The quiet emptiness of her flat seemed to close in on her as she restlessly paced its rooms. It was Friday evening, the end of the third day without Luke, and the weekend stretched ahead of her interminably. She thought suddenly of her parents, and realized guiltily that she hadn’t yet told them what had happened, that it hadn’t even occurred to her to ring them. Quickly she ran to fetch her phone. But returning to the sofa she sat staring down at it for a long, silent moment, before eventually letting it fall, unused, to her lap.
She was an only child, a late and unexpected baby born in Penge to a medical secretary and a bank clerk in their mid-forties.
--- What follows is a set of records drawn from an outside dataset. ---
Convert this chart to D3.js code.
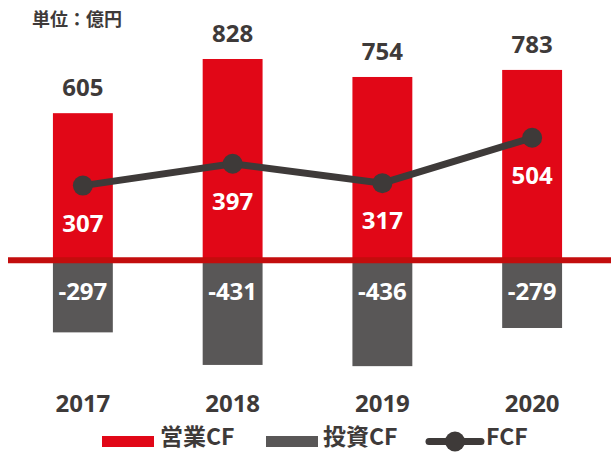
<!DOCTYPE html>
<html>
<head>
<meta charset="utf-8">
<script src="https://cdn.jsdelivr.net/npm/d3@7"></script>
<style>
  body { margin: 0; background: #fff; }
  svg text { font-family: "Open Sans", "Noto Sans", sans-serif; font-weight: 700; }
</style>
</head>
<body>
<div id="viz"></div>
<script>
var years = ['2017', '2018', '2019', '2020'],
    operatingCF = [605, 828, 754, 783],
    investingCF = [-297, -431, -436, -279],
    freeCF = [307, 397, 317, 504],
    legendLabels = ['営業CF', '投資CF', 'FCF'];

var width = 611,
    height = 452,
    red = '#e10717',
    gray = '#595757',
    dark = '#3e3a39';

var svg = d3.select('#viz').append('svg')
    .attr('width', width)
    .attr('height', height);

var xScale = d3.scaleBand()
    .domain(years)
    .range([8, 607])
    .paddingInner(0.6)
    .paddingOuter(0.3);

var yScale = d3.scaleLinear()
    .domain([-500, 900])
    .range([381.7, 41.5]);

var bw = xScale.bandwidth();
function cx(d) { return xScale(d) + bw / 2; }

// unit label
svg.append('text')
    .attr('x', 32)
    .attr('y', 26)
    .style('font-family', '"Noto Sans CJK JP", sans-serif')
    .style('font-size', '18px')
    .attr('fill', dark)
    .text('単位：億円');

// operating CF bars
svg.append('g').selectAll('rect').data(operatingCF)
    .enter().append('rect')
        .attr('x', function(d, i) { return xScale(years[i]); })
        .attr('y', function(d) { return yScale(d); })
        .attr('width', bw)
        .attr('height', function(d) { return yScale(0) - yScale(d); })
        .attr('fill', red);

// investing CF bars
svg.append('g').selectAll('rect').data(investingCF)
    .enter().append('rect')
        .attr('x', function(d, i) { return xScale(years[i]); })
        .attr('y', yScale(0))
        .attr('width', bw)
        .attr('height', function(d) { return yScale(d) - yScale(0); })
        .attr('fill', gray);

// zero line
svg.append('line')
    .attr('x1', 8)
    .attr('x2', width)
    .attr('y1', yScale(0))
    .attr('y2', yScale(0))
    .attr('stroke', '#c30d0d')
    .attr('stroke-width', 6);

// FCF line
var line = d3.line()
    .x(function(d, i) { return cx(years[i]); })
    .y(function(d) { return yScale(d); });

svg.append('path')
    .datum(freeCF)
    .attr('d', line)
    .attr('fill', 'none')
    .attr('stroke', dark)
    .attr('stroke-width', 7);

svg.append('g').selectAll('circle').data(freeCF)
    .enter().append('circle')
        .attr('cx', function(d, i) { return cx(years[i]); })
        .attr('cy', function(d) { return yScale(d); })
        .attr('r', 10)
        .attr('fill', dark);

// labels
svg.append('g').selectAll('text').data(operatingCF)
    .enter().append('text')
        .attr('x', function(d, i) { return cx(years[i]); })
        .attr('y', function(d) { return yScale(d) - 17; })
        .attr('text-anchor', 'middle')
        .style('font-size', '24px')
        .attr('fill', dark)
        .text(function(d) { return d; });

svg.append('g').selectAll('text').data(freeCF)
    .enter().append('text')
        .attr('x', function(d, i) { return cx(years[i]); })
        .attr('y', function(d) { return yScale(d) + 46; })
        .attr('text-anchor', 'middle')
        .style('font-size', '24px')
        .attr('fill', '#fff')
        .text(function(d) { return d; });

svg.append('g').selectAll('text').data(investingCF)
    .enter().append('text')
        .attr('x', function(d, i) { return cx(years[i]); })
        .attr('y', yScale(0) + 40)
        .attr('text-anchor', 'middle')
        .style('font-size', '24px')
        .attr('fill', '#fff')
        .text(function(d) { return d; });

// year axis
var xAxis = d3.axisBottom(xScale).tickSize(0).tickPadding(0);
var xGuide = svg.append('g')
    .attr('transform', 'translate(0,395)')
    .call(xAxis);
xGuide.select('.domain').remove();
xGuide.selectAll('text')
    .attr('dy', null)
    .attr('y', 17)
    .style('font-family', '"Open Sans", sans-serif')
    .style('font-size', '24px')
    .style('font-weight', 700)
    .attr('fill', dark);

// legend
var legend = svg.append('g');
legend.append('rect').attr('x', 102).attr('y', 436).attr('width', 52).attr('height', 11).attr('fill', red);
legend.append('rect').attr('x', 266).attr('y', 436).attr('width', 52).attr('height', 11).attr('fill', gray);
legend.append('line').attr('x1', 429).attr('x2', 481).attr('y1', 441.5).attr('y2', 441.5)
    .attr('stroke', dark).attr('stroke-width', 7).attr('stroke-linecap', 'round');
legend.append('circle').attr('cx', 455).attr('cy', 441.5).attr('r', 10).attr('fill', dark);

var legendX = [160, 323, 486];
legend.selectAll('text.lg').data(legendLabels)
    .enter().append('text')
        .attr('class', 'lg')
        .attr('x', function(d, i) { return legendX[i]; })
        .attr('y', 445)
        .style('font-family', '"Noto Sans CJK JP", sans-serif')
        .style('font-size', '23px')
        .attr('fill', dark)
        .text(function(d) { return d; });
</script>
</body>
</html>
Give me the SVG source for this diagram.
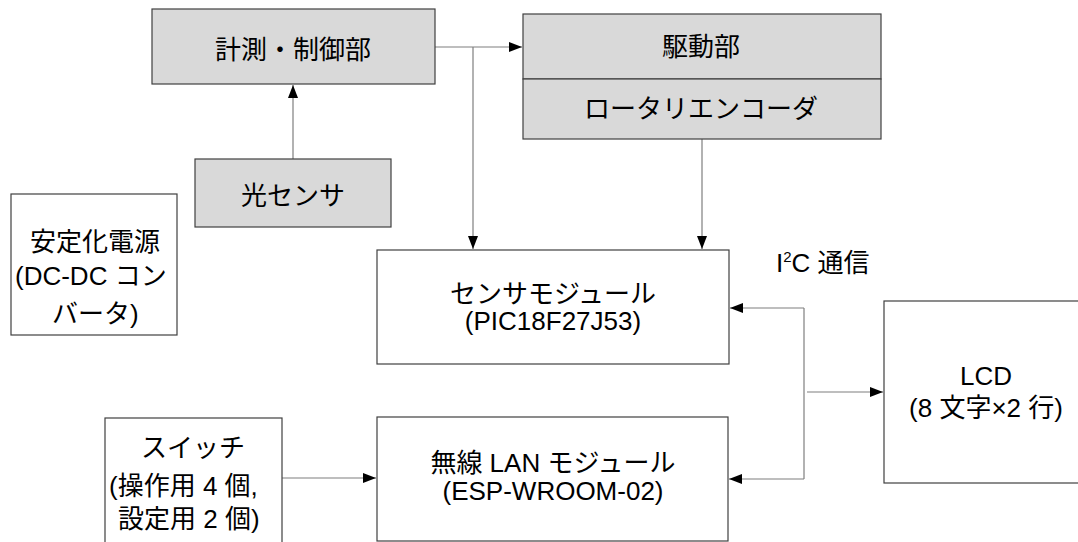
<svg xmlns="http://www.w3.org/2000/svg" width="1078" height="542" viewBox="0 0 1078 542">
<style>
.box{fill:#ffffff;stroke:#404040;stroke-width:1.2}
.gbox{fill:#d9d9d9;stroke:#404040;stroke-width:1.2}
.t{font-family:"Liberation Sans","Noto Sans CJK JP",sans-serif;font-size:26px;fill:#000}
.c{text-anchor:middle}
.ln{fill:none;stroke:#7f7f7f;stroke-width:1.2}
</style>
<defs>
<marker id="ah" markerUnits="userSpaceOnUse" markerWidth="13" markerHeight="10" refX="13" refY="5" orient="auto">
<path d="M0,0 L13,5 L0,10 z" fill="#000"/>
</marker>
</defs>
<rect width="1078" height="542" fill="#fff"/>
<g id="connectors">
<path class="ln" d="M435,47 H522" marker-end="url(#ah)"/>
<path class="ln" d="M473,47 V249" marker-end="url(#ah)"/>
<path class="ln" d="M293,159 V85" marker-end="url(#ah)"/>
<path class="ln" d="M702,139 V249" marker-end="url(#ah)"/>
<path class="ln" d="M804,308 H730" marker-end="url(#ah)"/>
<path class="ln" d="M804,308 V479"/>
<path class="ln" d="M804,479 H729" marker-end="url(#ah)"/>
<path class="ln" d="M807,392 H883" marker-end="url(#ah)"/>
<path class="ln" d="M282,478 H376" marker-end="url(#ah)"/>
</g>
<g id="keisoku">
<rect class="gbox" x="152" y="9" width="283" height="75"/>
<text class="t c" x="293" y="59">計測・制御部</text>
</g>
<g id="kudou">
<rect class="gbox" x="523" y="14" width="358" height="65"/>
<text class="t c" x="701" y="56">駆動部</text>
</g>
<g id="encoder">
<rect class="gbox" x="523" y="79" width="358" height="60"/>
<text class="t c" x="701" y="118">ロータリエンコーダ</text>
</g>
<g id="hikari">
<rect class="gbox" x="195" y="159" width="196" height="68"/>
<text class="t c" x="293" y="205">光センサ</text>
</g>
<g id="dengen">
<rect class="box" x="11" y="194" width="166" height="141"/>
<text class="t" x="30" y="251">安定化電源</text>
<text class="t" x="15" y="285">(DC-DC コン</text>
<text class="t" x="52" y="323">バータ)</text>
</g>
<g id="sensor">
<rect class="box" x="377" y="250" width="352" height="114"/>
<text class="t c" x="553" y="303">センサモジュール</text>
<text class="t c" x="553" y="330">(PIC18F27J53)</text>
</g>
<g id="i2c">
<text class="t" x="776" y="272">I<tspan font-size="15" dy="-10">2</tspan><tspan dy="10">C 通信</tspan></text>
</g>
<g id="lcd">
<rect class="box" x="884" y="301" width="210" height="182"/>
<text class="t c" x="986" y="385">LCD</text>
<text class="t c" x="986" y="417">(8 文字×2 行)</text>
</g>
<g id="wireless">
<rect class="box" x="377" y="417" width="351" height="124"/>
<text class="t c" x="553" y="472">無線 LAN モジュール</text>
<text class="t c" x="553" y="500">(ESP-WROOM-02)</text>
</g>
<g id="switch">
<rect class="box" x="105" y="418" width="177" height="140"/>
<text class="t c" x="193" y="457">スイッチ</text>
<text class="t" x="109" y="495">(操作用 4 個,</text>
<text class="t" x="118" y="528"> 設定用 2 個)</text>
</g>
</svg>
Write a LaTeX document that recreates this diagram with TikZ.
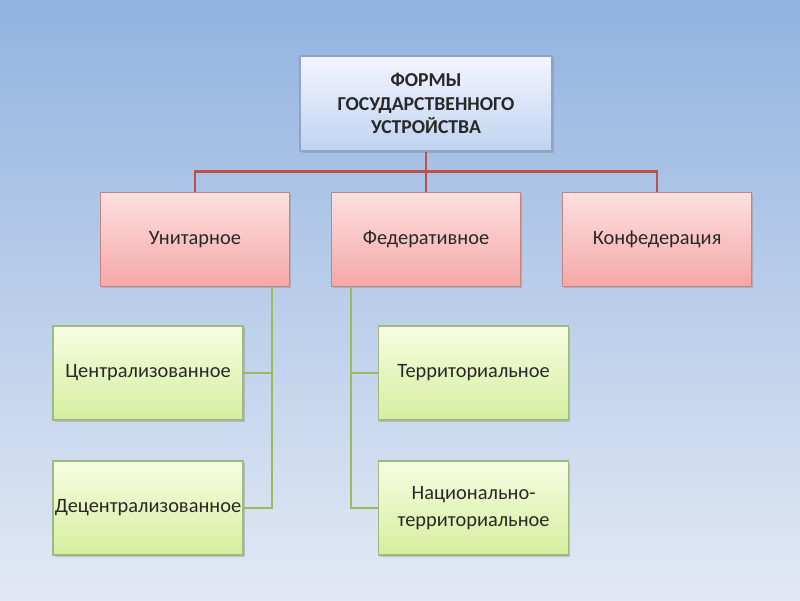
\documentclass[tikz,border=0pt]{standalone}
\usepackage{fontspec}
\setmainfont{Carlito}
\usepackage{xcolor}
\usepackage{tikz}
\usetikzlibrary{calc, positioning, shadows}
\definecolor{skyTop}{RGB}{146,179,224}
\definecolor{skyBottom}{RGB}{226,233,244}
\definecolor{redLine}{RGB}{192,80,77}
\definecolor{greenLine}{RGB}{155,187,89}
\definecolor{txtGray}{RGB}{40,40,40}
\definecolor{rootEdge}{RGB}{140,165,200}
\definecolor{kindEdge}{RGB}{200,130,128}
\definecolor{subEdge}{RGB}{160,185,130}
\tikzset{
    shade/.style={drop shadow={opacity=0.35, shadow xshift=0.04cm, shadow yshift=-0.05cm}},
    root/.style={rectangle, draw=rootEdge, thick, top color=blue!4, bottom color={rgb,255:red,190;green,211;blue,240}, shade, align=center, minimum width=6.3cm, minimum height=2.375cm, text=txtGray, font=\bfseries\fontsize{14}{16.7}\selectfont},
    kind/.style={rectangle, draw=kindEdge, thick, top color={rgb,255:red,253;green,224;blue,223}, bottom color={rgb,255:red,244;green,168;blue,166}, shade, align=center, minimum width=4.725cm, minimum height=2.35cm, text=txtGray, font=\fontsize{14.5}{19}\selectfont},
    sub/.style={rectangle, draw=subEdge, thick, top color={rgb,255:red,246;green,253;blue,226}, bottom color={rgb,255:red,214;green,238;blue,158}, shade, align=center, inner xsep=1pt, minimum width=4.75cm, minimum height=2.35cm, text=txtGray, font=\fontsize{14.5}{19}\selectfont},
    redlink/.style={redLine, line width=1.8pt},
    greenlink/.style={greenLine, line width=1.8pt}
}

\begin{document}
\begin{tikzpicture}
        % Background
        \fill[top color=skyTop, bottom color=skyBottom] (0,0) rectangle (20,-15);
        \useasboundingbox (0,0) rectangle (20,-15);

        % Central
        \node[root] (Forms) at (10.65,-2.5875) {ФОРМЫ\\ГОСУДАРСТВЕННОГО\\УСТРОЙСТВА};

        % Kinds
        \node[kind, below=1cm of Forms] (Fed) {Федеративное};
        \node[kind, left=1.025cm of Fed] (Unit) {Унитарное};
        \node[kind, right=1.025cm of Fed] (Konf) {Конфедерация};

        % Subtypes
        \node[sub] (Central) at (3.7,-9.325) {Централизованное};
        \node[sub] (Decentral) at (3.7,-12.7) {Децентрализованное};
        \node[sub] (Terr) at (11.84,-9.325) {Территориальное};
        \node[sub] (NatTerr) at (11.84,-12.7) {Национально-\\территориальное};

        % Links
        \coordinate (Bus) at ($(Forms.south)!0.5!(Fed.north)$);
        \draw[redlink] (Forms.south) -- (Fed.north);
        \draw[redlink] (Unit.north) |- (Bus) -| (Konf.north);

        \coordinate (uBus) at ([xshift=-0.45cm]Unit.south east);
        \coordinate (fBus) at ([xshift=0.5cm]Fed.south west);
        \draw[greenlink] (uBus) |- (Decentral.east);
        \draw[greenlink] (Central.east) -- (Central.east -| uBus);
        \draw[greenlink] (fBus) |- (NatTerr.west);
        \draw[greenlink] (Terr.west) -- (Terr.west -| fBus);
    \end{tikzpicture}
\end{document}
It had always seemed to Clara growing up that Linda and Graham Haynes had never quite acclimatized themselves to the arrival of a child. Clara’s presence seemed to constantly take them by surprise, and she spent much of her childhood playing quietly alone, or trailing after them while they visited garden centres, or car boot sales, not entirely sure they had remembered she was there. They hadn’t been unkind, not at all, and they seemed to love her, in their way, yet she felt that she had always remained a puzzle to them. They’d looked on, nonplussed, while she devoured books, or spent hours writing stories, and were clearly baffled when she won a place at university – the first in the family to have done so. They’d retired to the Algarve the moment Clara had entered halls and, in their mid-seventies now, were quiet, private people, prone to anxiety, fond of their familiar routines and their own company, though they dutifully phoned their only daughter every other Sunday without fail.